Set task: Go through the listing and pick out each line with the word "matplotlib" in it.

Given data:
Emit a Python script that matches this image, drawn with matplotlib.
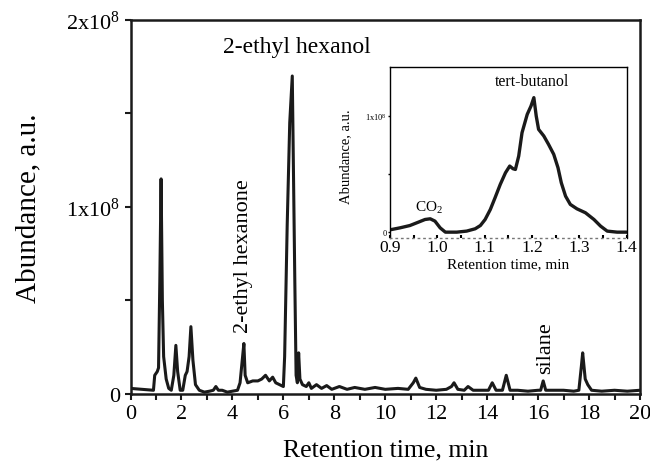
import matplotlib
matplotlib.use("Agg")
import matplotlib.pyplot as plt
from matplotlib.ticker import MultipleLocator

# ---- Main chromatogram (abundance in units of 1e8) ----
ret_time = [0.0, 0.9, 0.95, 1.05, 1.1, 1.15, 1.2, 1.25, 1.3, 1.4, 1.5, 1.6, 1.7, 1.78, 1.85,
            1.95, 2.05, 2.15, 2.22, 2.3, 2.37, 2.45, 2.55, 2.7, 2.9, 3.1, 3.25, 3.35, 3.45,
            3.6, 3.8, 4.0, 4.2, 4.3, 4.4, 4.45, 4.5, 4.6, 4.8, 5.0, 5.15, 5.3, 5.45, 5.58,
            5.7, 5.85, 6.0, 6.05, 6.15, 6.25, 6.35, 6.45, 6.5, 6.55, 6.6, 6.65, 6.75, 6.9,
            7.0, 7.1, 7.3, 7.5, 7.7, 7.9, 8.2, 8.5, 8.8, 9.2, 9.6, 10.0, 10.5, 10.9, 11.1,
            11.2, 11.35, 11.6, 12.0, 12.4, 12.6, 12.7, 12.85, 13.1, 13.25, 13.45, 13.8,
            14.05, 14.2, 14.35, 14.6, 14.75, 14.9, 15.2, 15.6, 16.0, 16.1, 16.2, 16.3, 16.6,
            17.0, 17.4, 17.6, 17.7, 17.75, 17.85, 17.95, 18.1, 18.5, 19.0, 19.5, 20.0]
abundance = [0.03, 0.02, 0.10, 0.12, 0.14, 0.60, 1.15, 0.50, 0.20, 0.08, 0.03, 0.02, 0.10,
             0.26, 0.12, 0.02, 0.02, 0.10, 0.12, 0.20, 0.36, 0.18, 0.05, 0.02, 0.01, 0.015,
             0.02, 0.04, 0.02, 0.02, 0.01, 0.015, 0.02, 0.06, 0.20, 0.27, 0.10, 0.06, 0.07,
             0.07, 0.08, 0.10, 0.07, 0.09, 0.06, 0.05, 0.04, 0.20, 0.90, 1.45, 1.70, 0.60,
             0.10, 0.06, 0.22, 0.08, 0.05, 0.04, 0.06, 0.03, 0.05, 0.03, 0.045, 0.025, 0.04,
             0.025, 0.035, 0.025, 0.035, 0.025, 0.03, 0.025, 0.06, 0.085, 0.035, 0.025, 0.02,
             0.025, 0.04, 0.06, 0.025, 0.02, 0.04, 0.02, 0.02, 0.02, 0.06, 0.02, 0.02, 0.10,
             0.02, 0.02, 0.015, 0.02, 0.02, 0.07, 0.02, 0.02, 0.02, 0.015, 0.02, 0.15, 0.22,
             0.08, 0.05, 0.02, 0.015, 0.02, 0.015, 0.02]

main_xticks = [0, 2, 4, 6, 8, 10, 12, 14, 16, 18, 20]
main_yticks = [0, 1, 2]
main_yticklabels = ["0", r"1x10$^{8}$", r"2x10$^{8}$"]

# ---- Inset (abundance in units of 1e8) ----
inset_time = [0.9, 0.921, 0.942, 0.960, 0.974, 0.985, 0.995, 1.006, 1.017, 1.041, 1.062,
              1.080, 1.091, 1.101, 1.112, 1.122, 1.133, 1.144, 1.153, 1.160, 1.165, 1.172,
              1.179, 1.190, 1.198, 1.204, 1.209, 1.214, 1.225, 1.235, 1.246, 1.255, 1.262,
              1.271, 1.281, 1.295, 1.313, 1.331, 1.345, 1.359, 1.380, 1.4]
inset_abund = [0.02, 0.037, 0.057, 0.086, 0.109, 0.115, 0.095, 0.037, 0.0, 0.0, 0.009,
               0.029, 0.057, 0.109, 0.195, 0.296, 0.411, 0.511, 0.569, 0.546, 0.540, 0.655,
               0.856, 1.014, 1.086, 1.158, 1.0, 0.885, 0.828, 0.756, 0.670, 0.555, 0.425,
               0.310, 0.239, 0.201, 0.167, 0.109, 0.052, 0.009, 0.0, 0.0]
inset_xticks = [0.9, 1.0, 1.1, 1.2, 1.3, 1.4]
inset_yticks = [0, 1]
inset_yticklabels = ["0", r"1x10$^{8}$"]

plt.rcParams['font.family'] = ['Liberation Serif', 'DejaVu Serif']
plt.rcParams['mathtext.fontset'] = 'custom'
plt.rcParams['mathtext.rm'] = 'Liberation Serif'
plt.rcParams['mathtext.it'] = 'Liberation Serif:italic'

fig = plt.figure(figsize=(6.5, 4.64), dpi=100)
ax = fig.add_axes([0.2008, 0.1487, 0.7838, 0.8063])
ax.plot(ret_time, abundance, color='#1a1a1a', lw=2.2, solid_joinstyle='round')
ax.set_xlim(0, 20)
ax.set_ylim(0, 2)
ax.set_xticks(main_xticks)
ax.xaxis.set_minor_locator(MultipleLocator(1))
ax.set_yticks(main_yticks)
ax.set_yticklabels(main_yticklabels)
ax.yaxis.set_minor_locator(MultipleLocator(0.5))
ax.tick_params(axis='both', which='both', direction='out', length=4, width=1.5,
               labelsize=16, color='#1a1a1a')
for s in ax.spines.values():
    s.set_linewidth(1.8)
    s.set_color('#1a1a1a')
ax.set_xlabel("Retention time, min", fontsize=18.5, labelpad=11)
ax.set_ylabel("Abundance, a.u.", fontsize=21, labelpad=18)

ax.text(6.54, 1.86, "2-ethyl hexanol", fontsize=17, ha='center', va='center')
ax.text(4.42, 0.745, "2-ethyl hexanone", fontsize=16, rotation=90, ha='center', va='center')
ax.text(16.29, 0.25, "silane", fontsize=16, rotation=90, ha='center', va='center')

# inset
ins = fig.add_axes([0.6, 0.485, 0.364, 0.368])
ins.plot(inset_time, inset_abund, color='#1a1a1a', lw=2.4, solid_joinstyle='round',
         solid_capstyle='round')
ins.set_xlim(0.9, 1.4)
ins.set_ylim(-0.05, 1.42)
ins.set_xticks(inset_xticks)
ins.set_xticklabels([f"{v:.1f}" for v in inset_xticks])
ins.xaxis.set_minor_locator(MultipleLocator(0.05))
ins.set_yticks(inset_yticks)
ins.set_yticklabels(inset_yticklabels)
ins.yaxis.set_minor_locator(MultipleLocator(0.5))
ins.tick_params(axis='x', which='both', direction='in', length=2.5, width=1.5,
                labelsize=12.5, pad=1)
ins.tick_params(axis='y', which='both', direction='out', length=1.5, width=1,
                labelsize=6, pad=1)
for name, s in ins.spines.items():
    s.set_linewidth(1.0)
ins.spines['bottom'].set_linestyle((0, (1, 3)))
ins.spines['bottom'].set_color('#777777')
ins.set_xlabel("Retention time, min", fontsize=11, labelpad=1)
ins.set_ylabel("Abundance, a.u.", fontsize=10.5)
ins.yaxis.set_label_coords(-0.16, 0.48)
ins.text(0.983, 0.22, r"CO$_2$", fontsize=11, ha='center', va='center')
ins.text(1.2, 1.3, "tert-butanol", fontsize=11.5, ha='center', va='center')

fig.savefig("out.png", dpi=100)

The result:
Emit a Python script that matches this image, drawn with matplotlib.
import matplotlib
matplotlib.use("Agg")
import matplotlib.pyplot as plt
from matplotlib.ticker import MultipleLocator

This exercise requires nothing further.